Drawing a quad with GL3

Since all immediate mode functions and client side vertex arrays are deprecated, I wonder what is the best way to render a screen-space quad (when there could be hundreds used for font rendering).

Basically I see two ways:

  • Having a VBO with 4 vertices where the vertex data (position, texcoords) is updated dynamically using glBufferData
  • A single VBO with 4 vertices but the vertex data (x,y,u,v) is given to the shader as a small array of uniforms and the shader resizes the quad based on the uniform data

The first way is certainly less complex (although 2 is also easy but needs a more specialized shader) but I wonder how much GPU synchronization will be of a performance issue. The same vertex array is possibly reused a hundred times so the driver always needs to wait until the VBO is no more in use by the GPU.
There is an NVidia presentation which says that internally the driver can create a new VBO when glBufferData is used but I don’t know if this optimization is done by all vendors.

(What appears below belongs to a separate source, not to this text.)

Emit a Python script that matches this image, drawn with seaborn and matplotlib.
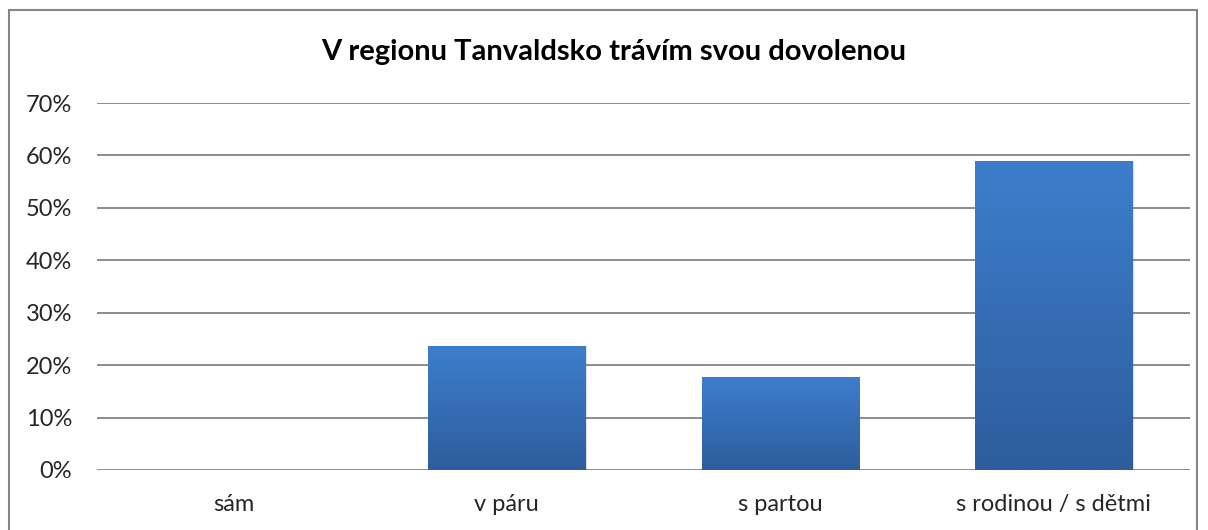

If you need a quick way to render small amounts of geometry, you can try out my immediate mode emulation: GLIM

Full source is provided, so you can check out, how i do it, the VBO part is pretty straight forward.

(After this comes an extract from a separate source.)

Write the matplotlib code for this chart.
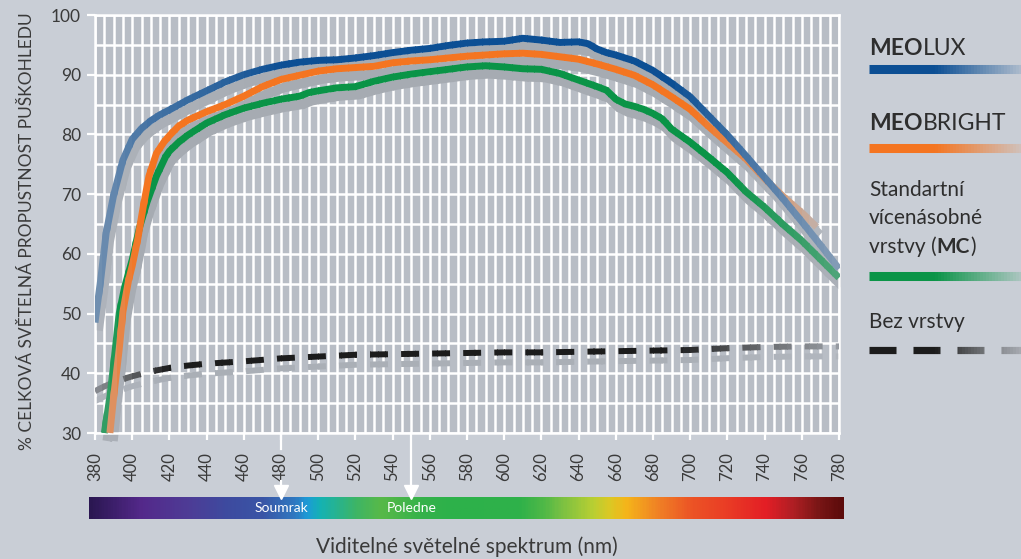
import numpy as np
import matplotlib
matplotlib.use('Agg')
import matplotlib.pyplot as plt
from matplotlib.colors import to_rgb, LinearSegmentedColormap
from matplotlib.patches import Rectangle
import matplotlib.transforms as mtransforms

# Dados (nm, % propustnost)
nm_meolux = [380, 383, 386, 390, 395, 400, 405, 410, 415, 420, 430, 440, 450, 460, 470,
             480, 490, 500, 510, 520, 530, 540, 550, 560, 570, 580, 590, 600, 610, 620,
             630, 640, 645, 650, 655, 660, 670, 680, 690, 700, 710, 720, 730, 740, 750,
             760, 770, 780]
val_meolux = [48.5, 55.5, 63.5, 69.8, 75.7, 79.2, 81.0, 82.3, 83.3, 84.1, 85.8, 87.3, 88.8, 90.0, 90.9,
              91.6, 92.1, 92.4, 92.5, 92.8, 93.2, 93.7, 94.1, 94.4, 94.9, 95.3, 95.5, 95.6, 96.1, 95.8,
              95.4, 95.5, 95.2, 94.3, 93.7, 93.3, 92.3, 90.7, 88.6, 86.3, 83.1, 79.9, 76.4, 72.8, 69.2,
              65.4, 61.5, 57.5]

nm_meobright = [388, 390, 393, 395, 398, 400, 403, 406, 409, 413, 417, 420, 425, 430, 440,
                450, 460, 470, 480, 490, 500, 510, 520, 530, 540, 550, 560, 570, 580, 590,
                600, 610, 620, 630, 640, 650, 660, 670, 680, 690, 700, 710, 720, 730, 740,
                750, 760, 768]
val_meobright = [30.0, 36.0, 44.0, 50.3, 55.5, 58.0, 62.5, 68.0, 73.0, 76.8, 78.7, 79.8, 81.4, 82.4, 83.8,
                 85.0, 86.4, 88.0, 89.2, 89.9, 90.6, 91.0, 91.2, 91.4, 92.0, 92.3, 92.5, 92.8, 93.1, 93.3,
                 93.5, 93.6, 93.4, 93.0, 92.6, 91.8, 90.9, 89.9, 88.3, 86.3, 84.2, 81.3, 78.6, 75.9, 72.6,
                 69.6, 66.9, 64.5]

nm_mc = [385, 388, 390, 393, 396, 400, 404, 408, 413, 418, 420, 425, 430, 440, 450,
         460, 470, 480, 490, 495, 500, 510, 520, 530, 540, 550, 560, 570, 580, 590,
         600, 610, 620, 630, 640, 650, 655, 660, 665, 670, 675, 680, 685, 690, 700,
         710, 720, 730, 740, 750, 760, 770, 780]
val_mc = [30.0, 36.0, 41.4, 50.0, 54.5, 59.0, 64.5, 68.7, 73.0, 76.3, 77.2, 78.7, 79.9, 81.9, 83.3,
          84.4, 85.2, 85.9, 86.4, 87.0, 87.3, 87.8, 88.0, 88.9, 89.6, 90.1, 90.5, 90.9, 91.3, 91.5,
          91.3, 91.0, 90.9, 90.2, 89.1, 88.0, 87.4, 85.9, 85.1, 84.7, 84.2, 83.5, 82.6, 80.9, 78.7,
          76.2, 73.6, 70.4, 67.8, 64.9, 62.2, 59.1, 56.0]

nm_bez = [380, 383, 390, 400, 410, 420, 430, 440, 450, 460, 480, 500, 520, 540, 560,
          580, 600, 620, 640, 660, 680, 700, 720, 740, 760, 780]
val_bez = [37.0, 37.5, 38.5, 39.5, 40.3, 40.9, 41.3, 41.6, 41.8, 42.0, 42.5, 42.8, 43.1, 43.2, 43.3,
           43.4, 43.5, 43.5, 43.6, 43.7, 43.8, 43.9, 44.2, 44.4, 44.5, 44.5]

x_ticks = list(range(380, 781, 20))
y_ticks = list(range(30, 101, 10))
marcas_nm = [480, 550]
marcas_txt = ['Soumrak', 'Poledne']

FUNDO = '#c9ced6'
FUNDO_GRAF = '#b8bdc5'
AZUL = '#0c4f94'
LARANJA = '#f47521'
VERDE = '#0a9447'
PRETO = '#1c1c1c'
SOMBRA = '#a6abb2'
TEXTO = '#2e2e2e'

plt.rcParams['font.family'] = ['Lato', 'DejaVu Sans']


def mistura(cor, f, fundo):
    c = np.array(to_rgb(cor))
    b = np.array(to_rgb(fundo))
    return tuple(b + (c - b) * f)


def linha_degrade(eixo, x, y, cor, fundo, px, pf, x0, x1, passo, **kw):
    # desenha a linha inteira varias vezes, cada uma recortada numa faixa de x
    bordas = np.arange(x0, x1, passo)
    for b in bordas:
        f = np.interp(b + passo / 2, px, pf)
        ln, = eixo.plot(x, y, color=mistura(cor, f, fundo), **kw)
        ln.set_clip_path(Rectangle((b, -1000), passo * 1.15, 3000, transform=eixo.transData))


fig = plt.figure(figsize=(10.21, 5.59), dpi=100)
fig.patch.set_facecolor(FUNDO)

# eixo de apoio em pixels (legenda e espectro)
ax_o = fig.add_axes([0, 0, 1, 1])
ax_o.set_xlim(0, 1021)
ax_o.set_ylim(559, 0)
ax_o.axis('off')
ax_o.set_zorder(0)

ax = fig.add_axes([95 / 1021, 1 - 433 / 559, 744 / 1021, 418 / 559])
ax.set_zorder(2)
ax.set_facecolor(FUNDO_GRAF)
ax.set_xlim(380, 780)
ax.set_ylim(30, 100)

ax.set_xticks(x_ticks)
ax.set_xticks(np.arange(380, 781, 5), minor=True)
ax.set_yticks(y_ticks)
ax.set_yticks(np.arange(30, 101, 5), minor=True)
ax.grid(which='both', color='white', lw=1.8)
ax.set_axisbelow(True)
ax.tick_params(which='minor', length=0)
ax.tick_params(axis='x', which='major', length=5, width=1.6, color='white', pad=9,
               labelrotation=90, labelsize=12, labelcolor='#3a3a3a')
ax.tick_params(axis='y', which='major', length=6, width=1.6, color='white', pad=4,
               labelsize=12.5, labelcolor='#3a3a3a')
for s in ax.spines.values():
    s.set_color('white')
    s.set_linewidth(1.8)

# sombras
sombra_tr = ax.transData + mtransforms.ScaledTranslation(3 / 100, -8 / 100, fig.dpi_scale_trans)
sombra_tr2 = ax.transData + mtransforms.ScaledTranslation(0, -10 / 100, fig.dpi_scale_trans)

perfil_azul = ([380, 392, 410, 445, 480, 690, 720, 750, 780], [0.4, 0.52, 0.68, 0.8, 1.0, 1.0, 0.75, 0.5, 0.3])
perfil_laranja = ([388, 396, 405, 700, 725, 750, 770], [0.55, 0.85, 1.0, 1.0, 0.75, 0.45, 0.15])
perfil_verde = ([385, 395, 720, 750, 780], [0.75, 1.0, 1.0, 0.8, 0.6])
perfil_preto = ([380, 395, 420, 690, 715, 735, 760, 780], [0.3, 0.5, 1.0, 1.0, 0.75, 0.55, 0.35, 0.2])

for xs, ys, (px, pf) in [(nm_mc, val_mc, perfil_verde), (nm_meobright, val_meobright, perfil_laranja),
                         (nm_meolux, val_meolux, perfil_azul)]:
    pf_s = [0.2 + 0.8 * v for v in pf]
    linha_degrade(ax, xs, ys, SOMBRA, FUNDO_GRAF, px, pf_s, 380, 780, 8,
                  lw=7, transform=sombra_tr, solid_capstyle='butt', zorder=2)

pf_s = [0.3 + 0.5 * v for v in perfil_preto[1]]
linha_degrade(ax, nm_bez, val_bez, SOMBRA, FUNDO_GRAF, perfil_preto[0], pf_s, 380, 780, 8,
              lw=4.3, dashes=(3.0, 2.2), dash_capstyle='butt', transform=sombra_tr2, zorder=2)

# linhas
linha_degrade(ax, nm_bez, val_bez, PRETO, FUNDO_GRAF, *perfil_preto, 380, 780, 4,
              lw=4.3, dashes=(3.0, 2.2), dash_capstyle='butt', zorder=3)
linha_degrade(ax, nm_mc, val_mc, VERDE, FUNDO_GRAF, *perfil_verde, 380, 780, 4,
              lw=5, solid_capstyle='butt', solid_joinstyle='round', zorder=4)
linha_degrade(ax, nm_meobright, val_meobright, LARANJA, FUNDO_GRAF, *perfil_laranja, 380, 780, 4,
              lw=5, solid_capstyle='butt', solid_joinstyle='round', zorder=5)
linha_degrade(ax, nm_meolux, val_meolux, AZUL, FUNDO_GRAF, *perfil_azul, 380, 780, 4,
              lw=5, solid_capstyle='butt', solid_joinstyle='round', zorder=6)

# setas Soumrak / Poledne (a linha se interrompe onde ha rotulo do eixo)
xtr = ax.get_xaxis_transform()
for xv, txt in zip(marcas_nm, marcas_txt):
    if xv in x_ticks:
        trechos = [(0, -0.038), (-0.115, -0.13)]
    else:
        trechos = [(0, -0.13)]
    for y0, y1 in trechos:
        ax.plot([xv, xv], [y0, y1], transform=xtr, color='white', lw=1.6, clip_on=False)
    ax.plot([xv], [-0.141], marker='v', ms=10, color='white', mec='white', transform=xtr, clip_on=False)
    ax.text(xv, -0.179, txt, transform=xtr, color='white', fontsize=10, ha='center', va='center',
            clip_on=False)

# barra do espectro
pos_esp = [0, 0.068, 0.13, 0.179, 0.228, 0.272, 0.288, 0.305, 0.353, 0.386, 0.439, 0.475,
           0.572, 0.605, 0.625, 0.668, 0.691, 0.713, 0.757, 0.801, 0.846, 0.899, 0.934, 0.969, 1.0]
cor_esp = ['#2b1752', '#54298b', '#4e3c96', '#3e4a9f', '#3a55a6', '#2f79c1', '#1d9bd7', '#14b2b4',
           '#3db566', '#58b948', '#36b24a', '#2db14b', '#2fb14a', '#52b947', '#77c043', '#b8cf33',
           '#dcc824', '#f5b51a', '#f07f25', '#ec5326', '#ea3d25', '#e31e26', '#b11f24', '#7a1616',
           '#5c0b0b']
cmap_esp = LinearSegmentedColormap.from_list('espectro', list(zip(pos_esp, cor_esp)))
ax_o.imshow(np.linspace(0, 1, 600)[None, :], cmap=cmap_esp, extent=(89, 843, 519, 497),
            aspect='auto', interpolation='bilinear')

# textos dos eixos
fig.text(27 / 1021, 1 - 231 / 559, '% CELKOVÁ SVĚTELNÁ PROPUSTNOST PUŠKOHLEDU', rotation=90,
         ha='center', va='center', fontsize=12.5, color='#3a3a3a')
fig.text(467 / 1021, 1 - 547 / 559, 'Viditelné světelné spektrum (nm)', ha='center', va='center',
         fontsize=15, color='#3a3a3a')

# legenda
leg_x = np.array([869, 1021])
perfil_leg = ([869, 935, 1021], [1.0, 1.0, 0.15])
for cor, yl in [(AZUL, 69), (LARANJA, 148), (VERDE, 276)]:
    linha_degrade(ax_o, leg_x, [yl, yl], cor, FUNDO, *perfil_leg, 869, 1021, 3,
                  lw=6.5, solid_capstyle='butt')
linha_degrade(ax_o, [869, 1030], [350, 350], PRETO, FUNDO, [869, 935, 990, 1021], [1.0, 1.0, 0.45, 0.2],
              869, 1030, 3, lw=5.2, dashes=(3.74, 2.35), dash_capstyle='butt')

t1 = ax_o.text(869, 55, 'MEO', fontsize=16.5, weight='bold', color=TEXTO, va='baseline')
ax_o.annotate('LUX', xy=(1, 0), xycoords=t1, fontsize=16.5, weight='normal', color=TEXTO,
              va='bottom', ha='left')
t2 = ax_o.text(869, 130, 'MEO', fontsize=16.5, weight='bold', color=TEXTO, va='baseline')
ax_o.annotate('BRIGHT', xy=(1, 0), xycoords=t2, fontsize=16.5, weight='normal', color=TEXTO,
              va='bottom', ha='left')
ax_o.text(869, 196, 'Standartní', fontsize=15, color=TEXTO, va='baseline')
ax_o.text(869, 224, 'vícenásobné', fontsize=15, color=TEXTO, va='baseline')
t3 = ax_o.text(869, 253, 'vrstvy (', fontsize=15, color=TEXTO, va='baseline')
t4 = ax_o.annotate('MC', xy=(1, 0), xycoords=t3, fontsize=15, weight='bold', color=TEXTO,
                   va='bottom', ha='left')
ax_o.annotate(')', xy=(1, 0), xycoords=t4, fontsize=15, color=TEXTO, va='bottom', ha='left')
ax_o.text(869, 328, 'Bez vrstvy', fontsize=15, color=TEXTO, va='baseline')

fig.savefig('out.png', dpi=100, facecolor=FUNDO)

What i actually do is cache all incoming geometry in a client-side array and when a batch is ready, i create a VBO using the STREAM_DRAW hint. I then immediately call DrawElements and delete the VBO right away.

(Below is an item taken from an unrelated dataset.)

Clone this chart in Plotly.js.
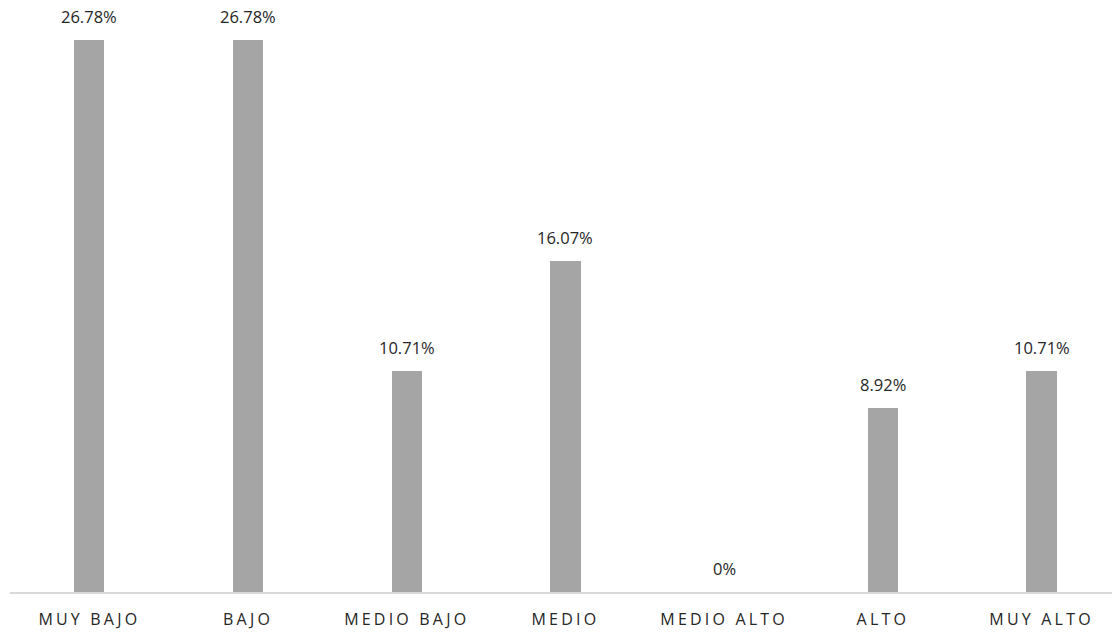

I’d say you can’t make that much more efficient, as long as one does not render the same data several times, which would mean you needed to know, whether you have rendered something before (last frame) and can reuse it.

About your ideas:

  1. is overkill, specifying data via uniforms should be done very very rarely. Definitely not an a per-quad basis.

  2. this would still mean you needed to do a drawcall for each quad. Better than 2), IMO, but still not really good.

Jan.

Specifying data via uniforms is not a bad idea if you think about it a little bit…

Let’s say we have a vertex buffer which contains something like {(0,0), (0,1), (1,1), (1,0)}. It is bound all the time (no binding overhead, no geometry-store overhead in device memory).

Coordinates of a quad can be stored in one vec4 (left, top, right, bottom) and an array of quads can be uploaded as uniforms and rendered with use of instancing (ARB_draw_instanced). This gives us about 4096 rendered quads per draw call (size of G80’s constant memory). You can reconstruct the position and texture coordinates of each quad in a vertex shader.

Seeing that the constant memory is fast as hell and CPU overhead is minimal (alternating glUniforms4fv and glDrawArraysInstancedARB), it seems to be a pretty fast method…

This is similar to a method I have been using for a while for Quads and billboards / “point sprites of infinite size”.

I actually store some of the vertex data in shaders, or in VBOs, but the Uniform method works too. As would attributes, or logic in a Geometry Shader.

Of course not all of us have working implementations of ARB_draw_instanced and have to find other ways around that, but don’t get me started on that! :wink:

Thanks for your answers!

Probably I will reorder my rendering pipeline to make it easier to batch together more elements. That way I can reduce the number of glBufferData calls.